Maybe a lot of what was said wasn’t fair or true, but that was the buzz, and the Rebels heard every word, adding each adjective to the Nevada-sized chip they would carry on their shoulders into the game. They had an answer in mind.
Nobody has ever done what they did in a championship game. Broke 100, won by 30. It was a complete dismantling of a vaunted opponent -- Duke had 26 field goals and 23 turnovers -- and an unflinching stick-that-in-your ear to all those who had thrown bricks at them.
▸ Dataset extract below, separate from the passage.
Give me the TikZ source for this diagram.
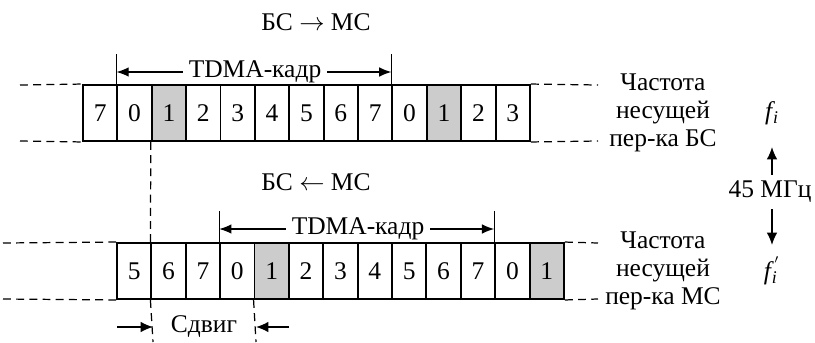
\documentclass[tikz,border=0pt]{standalone}
\usepackage{fontspec}
\setmainfont{Liberation Serif}[Ligatures=TeX]
\usepackage{tikz}
\usetikzlibrary{arrows.meta,positioning}

\begin{document}
\begin{tikzpicture}[
            x=0.02cm, y=-0.02cm,
            font=\rmfamily\fontsize{14.5}{15.9}\selectfont,
            cell/.style={rectangle, draw=black, line width=1.1pt, minimum width=0.6876cm, minimum height=1.12cm, inner sep=0pt},
            slot/.style={cell, fill=black!20},
            guide/.style={dash pattern=on 4.5pt off 3pt, line width=0.7pt},
            tick/.style={line width=0.6pt},
            dim/.style={-{Latex[length=7pt,width=5.5pt]}, line width=0.8pt},
            marker/.style={-{Latex[length=7pt,width=6pt]}, line width=0.8pt}
        ]
        \useasboundingbox (0,0) rectangle (815,342);

        % BS -> MS timeslots
        \foreach \d/\s [count=\i from 0] in {7/cell,0/cell,1/slot,2/cell,3/cell,4/cell,5/cell,6/cell,7/cell,0/cell,1/slot,2/cell,3/cell}
            \node[\s] (t\i) at ({83+34.38*(\i+0.5)},113) {\d};

        % BS <- MS timeslots
        \foreach \d/\s [count=\i from 0] in {5/cell,6/cell,7/cell,0/cell,1/slot,2/cell,3/cell,4/cell,5/cell,6/cell,7/cell,0/cell,1/slot}
            \node[\s] (b\i) at ({117+34.38*(\i+0.5)},271) {\d};

        \node (dl1) at (316,22) {БС $\rightarrow$ МС};
        \node (dl2) at (316,182) {БС $\leftarrow$ МС};

        % frame marks
        \node (fr1) at (255,72) {TDMA-кадр};
        \node (fr2) at (358,229) {TDMA-кадр};
        \draw[tick] (t1.north west) -- ++(0,-30);
        \draw[tick] (t9.north west) -- ++(0,-30);
        \draw[tick] (b3.north west) -- ++(0,-31);
        \draw[tick] (b11.north west) -- ++(0,-31);
        \draw[dim] (fr1.west) -- (fr1.west -| t1.north west);
        \draw[dim] (fr1.east) -- (fr1.east -| t9.north west);
        \draw[dim] (fr2.west) -- (fr2.west -| b3.north west);
        \draw[dim] (fr2.east) -- (fr2.east -| b11.north west);

        % carrier edges
        \coordinate (e1) at (20,85);
        \coordinate (e2) at (20,141);
        \coordinate (e3) at (3,243);
        \coordinate (e4) at (3,299);
        \draw[guide] (e1) -- (t0.north west);
        \draw[guide] (e2) -- (t0.south west);
        \draw[guide] (e3) -- (b0.north west);
        \draw[guide] (e4) -- (b0.south west);
        \draw[guide] (t12.north east) -- (598,85);
        \draw[guide] (t12.south east) -- (598,141);
        \draw[guide] (b12.north east) -- (598,243);
        \draw[guide] (b12.south east) -- (598,299);

        \node[align=center] (cf1) at (663,113) {Частота\\несущей\\пер-ка БС};
        \node[align=center] (cf2) at (663,271) {Частота\\несущей\\пер-ка МС};

        % duplex spacing
        \node (fi) at (772,113) {\itshape f\kern0.5pt\textsubscript{i}};
        \node (fj) at (772,271) {\itshape f\kern0.5pt\textsubscript{i}\kern-3.5pt\textsuperscript{\upshape\,$'$}};
        \node (gap) at (770,192) {45 МГц};
        \coordinate (up) at (772,147);
        \coordinate (dn) at (772,245);
        \draw[marker] (gap.north -| up) -- (up);
        \draw[marker] (gap.south -| dn) -- (dn);

        % timing offset
        \coordinate (o1) at (153,342);
        \coordinate (o2) at (256,342);
        \draw[guide] (t2.south west) -- (b1.north west);
        \draw[guide] (b1.south west) -- (o1);
        \draw[guide] (b4.south west) -- (o2);
        \node (sd) at (204,327) {Сдвиг};
        \coordinate (s1) at (117,327);
        \coordinate (s2) at (289,327);
        \draw[marker] (s1) -- (s1 -| o1);
        \draw[marker] (s2) -- (s2 -| o2);

    \end{tikzpicture}
\end{document}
• Hurley now, about then ...
“Arkansas, I think, had knocked a few miles per hour off our fastball. That was hard game to play, with their '40 Minutes of Hell' [defense]. They pressured us the whole game. And then to have to come back two nights later and play a team as dominant as [the Rebels] were.
“It was frustrating. We turned the ball over and didn’t get back on defense the way we normally did. Everything spiraled and snowballed on us. I just saw guys running by me all night, dunking the ball. I felt humiliated just being out there.
“It knocked me back and it took me weeks to get over, just feeling sorry for myself, feeling humiliated, feeling like I had let down a lot of people. Once I was over that, I just went about my business of getting better.
“I had never watched that game until this year with my team. I found about five minutes of all the dunks and all the stuff that was going on, and I wanted my team to see you could have your heart broken. Here’s me getting my heart broken and humiliated. And then I showed them the year after, and what happened next time.’’
Yes, Duke and UNLV would meet again in the 1991 Final Four.
The tournament goes on, and fates change. Drama and plot twists are what makes March special. It was never more special than 1990.